Field length — A match in a short title is more significant than a match in a long description.

When to Use a Search Engine

Use a search engine when:

We need full-text search across large amounts of text
Users expect typo tolerance, synonyms, and relevance ranking
We’re building product search, log analysis, or autocomplete
We need aggregations on text data (faceted search, like filtering by category)

Stick with the database when:

We’re doing exact lookups (get user by ID)
The dataset is small (a few thousand rows)
We only need simple prefix matching (PostgreSQL’s LIKE 'prefix%' uses indexes just fine)
We don’t want to maintain another system

Common Use Cases

Product search — The classic.
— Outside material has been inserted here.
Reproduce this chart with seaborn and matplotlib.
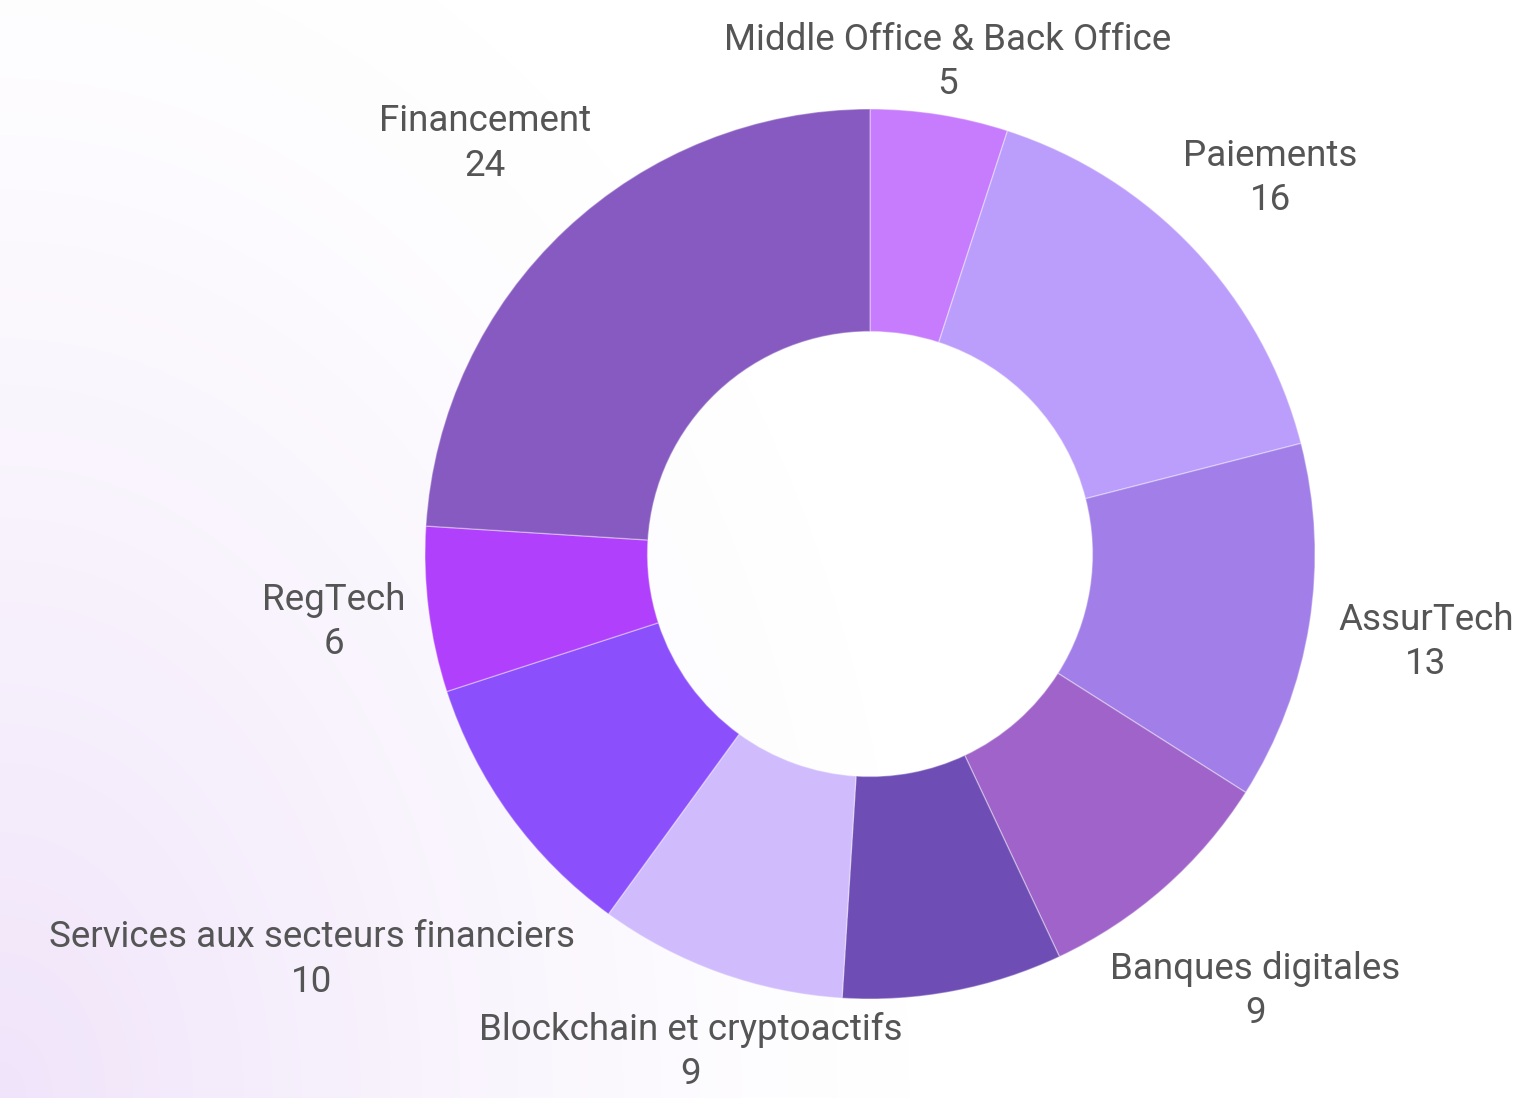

Users search “blue running shoes size 10” and we need to match across multiple fields (name, description, category, size) with relevance ranking. Elasticsearch shines here.

Log analysis — Centralize logs from hundreds of servers. The ELK stack (Elasticsearch, Logstash, Kibana) is the standard for log search and visualization.

Autocomplete — As the user types “wire…”, we suggest “wireless headphones”, “wireless charger”, etc. ES has dedicated completion and search_as_you_type field types for this.

Geosearch — Find restaurants within 5km. ES supports geo queries natively with geo_point fields and distance filters.

Keeping Search in Sync with the Database

The database is still the source of truth. ES is a secondary index. We need to keep them in sync.

Dual write — Write to both DB and ES. Simple but risky — if one write fails, they’re out of sync.

Change Data Capture (CDC) — Listen to database changes (like Debezium reading the Postgres WAL) and stream them to ES. More reliable. The database doesn’t even know ES exists.

Periodic sync — A background job re-indexes data from DB to ES every few minutes. Simple but introduces lag.

CDC is the best approach for production systems. It’s reliable, near real-time, and decoupled.

In simple language, search engines use inverted indexes — maps from words to documents — to find things fast. Regular databases scan through rows; search engines look up words directly. Elasticsearch gives us full-text search, relevance ranking, and typo tolerance out of the box. We use it alongside our database, not instead of it.